President Barack Obama, announcing Garland's nomination, noted he clerked for two judges nominated by President Dwight Eisenhower -- Judge Henry Friendly on the Second Circuit and then Justice William Brennan on the U.S. Supreme Court -- and has shown "unwavering support for the rule of law."

The president even quoted Chief Justice John Roberts, a former colleague of Garland's on the D.C. Circuit, as saying "any time Judge Garland disagrees, you know you’re in a difficult area.”

After clerking, Garland quickly rose to partner at the D.C. corporate law firm of Arnold & Porter in 1985 before leaving to become a federal prosecutor in 1989. He oversaw the Oklahoma City bombing case, even moving to that city for four weeks during the initial investigation, as well as the prosecution of the Unabomber.

As a judge, Garland has stuck to the middle course. He was overturned by the Supreme Court in a decision where he joined a panel that blocked habeas corpus review for Guatanamo prisoners. He also voted with the panel holding that the FCC’s revocation of a license was subject to restrictions in the U.S. Bankruptcy Code, which the Supreme Court upheld.

Perhaps his most famous business case was joining the “hapless toad” decision upholding the application of the Endangered Species Act to the arroyo toad.  Roberts, then on the D.C. Circuit, dissented in Rancho Viejo v. Norton, saying Congress may have exceeded its powers under the Commerce Clause by protecting an animal that never crosses state lines. Environmentalists cited the dissent in hearings over Roberts’ nomination to the Supreme Court.
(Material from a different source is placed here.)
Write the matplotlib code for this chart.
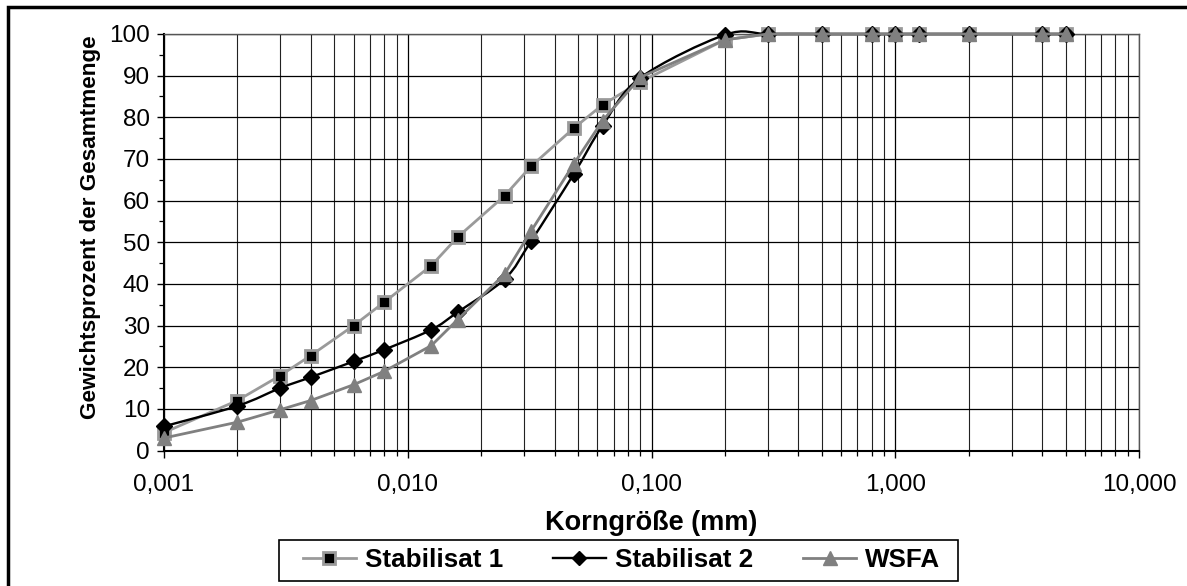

Garland has also been a staunch defender of First Amendment rights including dissenting in Lee v. DOJ in favor of broader reporter’s privilege and upholding a First Amendment challenge to a regulation prohibiting signature solicitations outside post offices. He voted to reconsider another D.C. Circuit decision striking down a city gun ban, a decision that ultimately led to the Supreme Court's affirmation of the Second Amendment individual right to bear arms in D.C. v. Heller. But again, his views on the Second Amendment and deferring to local legislators on gun control were considered mainstream until Heller.

Lorenzen said Garland's defense of the so-called Chevron doctrine granting broad deference to agency decisions hardly makes him an outlier. Justice Antonin Scalia was a Chevron advocate until shortly before his death.

"That said, he’s a stickler for the law," Lorenzen told me. "If he doesn’t believe the text supports your argument, he will call you on it."

Conservatives have little to complain about even nominally liberal justices when it comes to the normal run of business cases. Justices Sonia Sotomayor and Elena Kagan, who won seats that Garland also was considered for, have joined pro-business decisions including the 2012 Sackett v. EPA  ruling upholding landowners' right to challenge wetlands decisions in court.